- **STATED EXERCISE**:
Reproduce all the lines below exactly and omit the images.

#### SUPPLIED DATA ####

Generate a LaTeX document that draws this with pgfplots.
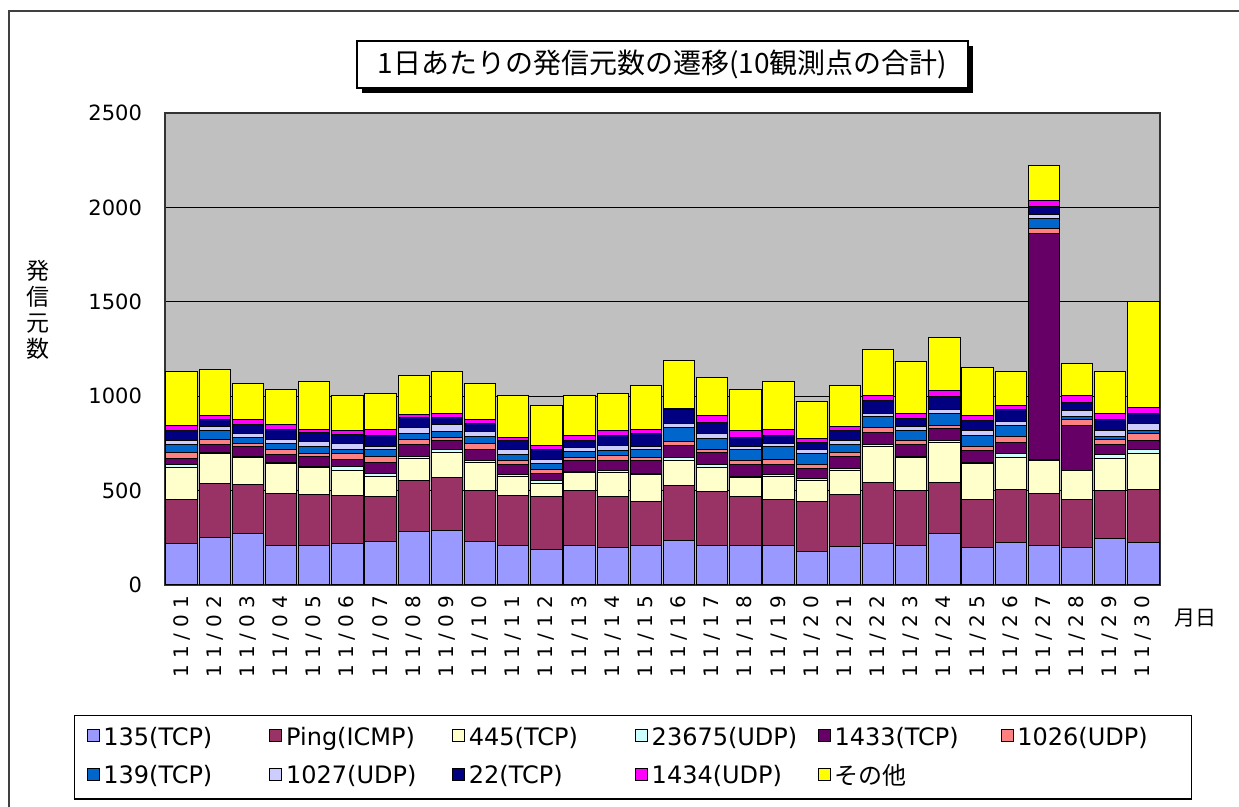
\documentclass[border=0pt]{standalone}
\usepackage{fontspec}
\setmainfont{DejaVu Sans}
\newfontfamily\jp{Noto Sans CJK JP}
\usepackage{pgfplots}
\pgfplotsset{compat=1.18}
\usepackage{pgfplotstable}

\definecolor{cA}{HTML}{9999FF}
\definecolor{cB}{HTML}{993366}
\definecolor{cC}{HTML}{FFFFCC}
\definecolor{cD}{HTML}{CCFFFF}
\definecolor{cE}{HTML}{660066}
\definecolor{cF}{HTML}{FF8080}
\definecolor{cG}{HTML}{0066CC}
\definecolor{cH}{HTML}{CCCCFF}
\definecolor{cI}{HTML}{000080}
\definecolor{cJ}{HTML}{FF00FF}
\definecolor{cK}{HTML}{FFFF00}
\definecolor{plotbg}{HTML}{C0C0C0}

\pgfplotstableread{
day s135 ping s445 s23675 s1433 s1026 s139 s1027 s22 s1434 other
1  221 234 168 13 35   30 41 23 52 30 283
2  251 287 156 7  41   30 44 26 37 21 239
3  274 256 144 6  53   18 32 21 44 27 194
4  207 279 155 7  41   30 31 22 53 23 189
5  207 270 144 6  53   17 39 23 48 19 251
6  221 252 136 18 40   30 23 30 48 19 184
7  230 238 109 11 60   32 35 18 61 27 194
8  282 269 120 9  62   31 30 30 55 16 208
9  286 284 133 17 43   19 30 39 37 21 221
10 230 270 150 12 58   30 36 26 44 23 189
11 207 266 104 9  50   21 32 30 44 19 221
12 189 279 67  18 38   22 31 22 53 19 212
13 207 296 94  3  57   19 30 21 36 31 209
14 198 270 129 7  58   23 26 27 56 22 199
15 207 234 145 5  66   19 43 14 70 23 233
16 238 288 136 12 64   21 76 18 79 5  251
17 207 287 127 18 62   19 57 26 57 40 198
18 207 261 100 9  59   21 62 17 46 34 220
19 207 247 123 9  53   28 66 17 44 32 251
20 177 264 115 9  53   21 58 18 39 23 194
21 203 274 132 9  62   21 41 23 51 26 214
22 221 321 194 6  65   28 57 17 67 25 247
23 208 290 176 9  59   22 53 22 44 26 274
24 274 268 214 8  66   17 62 21 68 31 281
25 200 255 186 9  61   25 58 22 54 27 254
26 226 281 169 18 60   32 61 18 67 21 177
27 207 279 173 7  1197 23 53 21 44 30 187
28 198 257 151 3  238  27 18 30 46 35 168
29 247 251 173 18 53   26 18 30 63 30 221
30 226 281 187 21 48   40 13 37 56 32 560
}\data

\newcommand{\legtxt}[1]{\makebox[79pt][l]{#1}}

\begin{document}
\begin{tikzpicture}
\useasboundingbox (0,0) rectangle (619.5pt,403.5pt);
\fill[white] (0,0) rectangle (619.5pt,403.5pt);
\draw[line width=1pt, black!75] (4.5pt,-2pt) -- (4.5pt,398pt) -- (622pt,398pt);

% title
\fill[black] (181pt,357pt) rectangle (486.5pt,380.5pt);
\draw[fill=white, line width=0.6pt] (178.5pt,359.5pt) rectangle (484pt,383pt);
\node at (331.25pt,371.25pt) {\jp\fontsize{14}{16}\selectfont 1日あたりの発信元数の遷移(10観測点の合計)};

% y label
\node[align=center, font=\jp\fontsize{11.5}{13}\selectfont] at (19pt,248.5pt) {発\\信\\元\\数};
% x label
\node[font=\jp\fontsize{10.5}{12}\selectfont] at (597.5pt,94.5pt) {月日};

\begin{axis}[
  at={(82.5pt,111pt)}, anchor=south west,
  scale only axis, width=497.5pt, height=236pt,
  ybar stacked, bar width=0.94,
  xmin=0.5, xmax=30.5, ymin=0, ymax=2500,
  axis background/.style={fill=plotbg},
  axis line style={black!80, line width=0.6pt},
  xtick={1,...,30},
  xticklabels={11/01,11/02,11/03,11/04,11/05,11/06,11/07,11/08,11/09,11/10,11/11,11/12,11/13,11/14,11/15,11/16,11/17,11/18,11/19,11/20,11/21,11/22,11/23,11/24,11/25,11/26,11/27,11/28,11/29,11/30},
  x tick label style={rotate=90, anchor=east, font=\fontsize{10}{12}\selectfont\addfontfeatures{LetterSpace=30}},
  xticklabel shift=2pt,
  major x tick style={draw=none},
  ytick={0,500,...,2500},
  y tick label style={font=\fontsize{10.5}{12}\selectfont, /pgf/number format/1000 sep={}},
  /pgf/number format/assume math mode=true,
  yticklabel shift=8pt,
  ytick align=inside, major tick length=3pt,
  major y tick style={black, line width=0.5pt},
  ymajorgrids, grid style={black, line width=0.6pt},
  every axis plot/.append style={draw=black, line width=0.5pt},
  legend columns=6,
  legend image code/.code={\draw[#1, draw=black, line width=0.4pt] (0pt,-2pt) rectangle (6pt,4pt);},
  legend style={at={(axis description cs:-0.0915,-0.2754)}, anchor=north west,
    draw=black, line width=0.6pt, font=\fontsize{12}{14}\selectfont,
    inner xsep=6pt, inner ysep=3.6pt, row sep=4.3pt,
    /tikz/every even column/.append style={column sep=2pt},
    /tikz/every odd column/.append style={column sep=0pt}},
]
\addplot[fill=cA] table[x=day,y=s135]{\data};
\addplot[fill=cB] table[x=day,y=ping]{\data};
\addplot[fill=cC] table[x=day,y=s445]{\data};
\addplot[fill=cD] table[x=day,y=s23675]{\data};
\addplot[fill=cE] table[x=day,y=s1433]{\data};
\addplot[fill=cF] table[x=day,y=s1026]{\data};
\addplot[fill=cG] table[x=day,y=s139]{\data};
\addplot[fill=cH] table[x=day,y=s1027]{\data};
\addplot[fill=cI] table[x=day,y=s22]{\data};
\addplot[fill=cJ] table[x=day,y=s1434]{\data};
\addplot[fill=cK] table[x=day,y=other]{\data};
\legend{\legtxt{135(TCP)},\legtxt{Ping(ICMP)},\legtxt{445(TCP)},\legtxt{23675(UDP)},\legtxt{1433(TCP)},\legtxt{1026(UDP)},\legtxt{139(TCP)},\legtxt{1027(UDP)},\legtxt{22(TCP)},\legtxt{1434(UDP)},\legtxt{{\jp その他}}}
\end{axis}
\end{tikzpicture}
\end{document}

####

- **REPLY TO THE TASK**:
Generate a LaTeX document that draws this with pgfplots.
\documentclass[border=0pt]{standalone}
\usepackage{fontspec}
\setmainfont{DejaVu Sans}
\newfontfamily\jp{Noto Sans CJK JP}
\usepackage{pgfplots}
\pgfplotsset{compat=1.18}
\usepackage{pgfplotstable}

\definecolor{cA}{HTML}{9999FF}
\definecolor{cB}{HTML}{993366}
\definecolor{cC}{HTML}{FFFFCC}
\definecolor{cD}{HTML}{CCFFFF}
\definecolor{cE}{HTML}{660066}
\definecolor{cF}{HTML}{FF8080}
\definecolor{cG}{HTML}{0066CC}
\definecolor{cH}{HTML}{CCCCFF}
\definecolor{cI}{HTML}{000080}
\definecolor{cJ}{HTML}{FF00FF}
\definecolor{cK}{HTML}{FFFF00}
\definecolor{plotbg}{HTML}{C0C0C0}

\pgfplotstableread{
day s135 ping s445 s23675 s1433 s1026 s139 s1027 s22 s1434 other
1  221 234 168 13 35   30 41 23 52 30 283
2  251 287 156 7  41   30 44 26 37 21 239
3  274 256 144 6  53   18 32 21 44 27 194
4  207 279 155 7  41   30 31 22 53 23 189
5  207 270 144 6  53   17 39 23 48 19 251
6  221 252 136 18 40   30 23 30 48 19 184
7  230 238 109 11 60   32 35 18 61 27 194
8  282 269 120 9  62   31 30 30 55 16 208
9  286 284 133 17 43   19 30 39 37 21 221
10 230 270 150 12 58   30 36 26 44 23 189
11 207 266 104 9  50   21 32 30 44 19 221
12 189 279 67  18 38   22 31 22 53 19 212
13 207 296 94  3  57   19 30 21 36 31 209
14 198 270 129 7  58   23 26 27 56 22 199
15 207 234 145 5  66   19 43 14 70 23 233
16 238 288 136 12 64   21 76 18 79 5  251
17 207 287 127 18 62   19 57 26 57 40 198
18 207 261 100 9  59   21 62 17 46 34 220
19 207 247 123 9  53   28 66 17 44 32 251
20 177 264 115 9  53   21 58 18 39 23 194
21 203 274 132 9  62   21 41 23 51 26 214
22 221 321 194 6  65   28 57 17 67 25 247
23 208 290 176 9  59   22 53 22 44 26 274
24 274 268 214 8  66   17 62 21 68 31 281
25 200 255 186 9  61   25 58 22 54 27 254
26 226 281 169 18 60   32 61 18 67 21 177
27 207 279 173 7  1197 23 53 21 44 30 187
28 198 257 151 3  238  27 18 30 46 35 168
29 247 251 173 18 53   26 18 30 63 30 221
30 226 281 187 21 48   40 13 37 56 32 560
}\data

\newcommand{\legtxt}[1]{\makebox[79pt][l]{#1}}

\begin{document}
\begin{tikzpicture}
\useasboundingbox (0,0) rectangle (619.5pt,403.5pt);
\fill[white] (0,0) rectangle (619.5pt,403.5pt);
\draw[line width=1pt, black!75] (4.5pt,-2pt) -- (4.5pt,398pt) -- (622pt,398pt);

% title
\fill[black] (181pt,357pt) rectangle (486.5pt,380.5pt);
\draw[fill=white, line width=0.6pt] (178.5pt,359.5pt) rectangle (484pt,383pt);
\node at (331.25pt,371.25pt) {\jp\fontsize{14}{16}\selectfont 1日あたりの発信元数の遷移(10観測点の合計)};

% y label
\node[align=center, font=\jp\fontsize{11.5}{13}\selectfont] at (19pt,248.5pt) {発\\信\\元\\数};
% x label
\node[font=\jp\fontsize{10.5}{12}\selectfont] at (597.5pt,94.5pt) {月日};

\begin{axis}[
  at={(82.5pt,111pt)}, anchor=south west,
  scale only axis, width=497.5pt, height=236pt,
  ybar stacked, bar width=0.94,
  xmin=0.5, xmax=30.5, ymin=0, ymax=2500,
  axis background/.style={fill=plotbg},
  axis line style={black!80, line width=0.6pt},
  xtick={1,...,30},
  xticklabels={11/01,11/02,11/03,11/04,11/05,11/06,11/07,11/08,11/09,11/10,11/11,11/12,11/13,11/14,11/15,11/16,11/17,11/18,11/19,11/20,11/21,11/22,11/23,11/24,11/25,11/26,11/27,11/28,11/29,11/30},
  x tick label style={rotate=90, anchor=east, font=\fontsize{10}{12}\selectfont\addfontfeatures{LetterSpace=30}},
  xticklabel shift=2pt,
  major x tick style={draw=none},
  ytick={0,500,...,2500},
  y tick label style={font=\fontsize{10.5}{12}\selectfont, /pgf/number format/1000 sep={}},
  /pgf/number format/assume math mode=true,
  yticklabel shift=8pt,
  ytick align=inside, major tick length=3pt,
  major y tick style={black, line width=0.5pt},
  ymajorgrids, grid style={black, line width=0.6pt},
  every axis plot/.append style={draw=black, line width=0.5pt},
  legend columns=6,
  legend image code/.code={\draw[#1, draw=black, line width=0.4pt] (0pt,-2pt) rectangle (6pt,4pt);},
  legend style={at={(axis description cs:-0.0915,-0.2754)}, anchor=north west,
    draw=black, line width=0.6pt, font=\fontsize{12}{14}\selectfont,
    inner xsep=6pt, inner ysep=3.6pt, row sep=4.3pt,
    /tikz/every even column/.append style={column sep=2pt},
    /tikz/every odd column/.append style={column sep=0pt}},
]
\addplot[fill=cA] table[x=day,y=s135]{\data};
\addplot[fill=cB] table[x=day,y=ping]{\data};
\addplot[fill=cC] table[x=day,y=s445]{\data};
\addplot[fill=cD] table[x=day,y=s23675]{\data};
\addplot[fill=cE] table[x=day,y=s1433]{\data};
\addplot[fill=cF] table[x=day,y=s1026]{\data};
\addplot[fill=cG] table[x=day,y=s139]{\data};
\addplot[fill=cH] table[x=day,y=s1027]{\data};
\addplot[fill=cI] table[x=day,y=s22]{\data};
\addplot[fill=cJ] table[x=day,y=s1434]{\data};
\addplot[fill=cK] table[x=day,y=other]{\data};
\legend{\legtxt{135(TCP)},\legtxt{Ping(ICMP)},\legtxt{445(TCP)},\legtxt{23675(UDP)},\legtxt{1433(TCP)},\legtxt{1026(UDP)},\legtxt{139(TCP)},\legtxt{1027(UDP)},\legtxt{22(TCP)},\legtxt{1434(UDP)},\legtxt{{\jp その他}}}
\end{axis}
\end{tikzpicture}
\end{document}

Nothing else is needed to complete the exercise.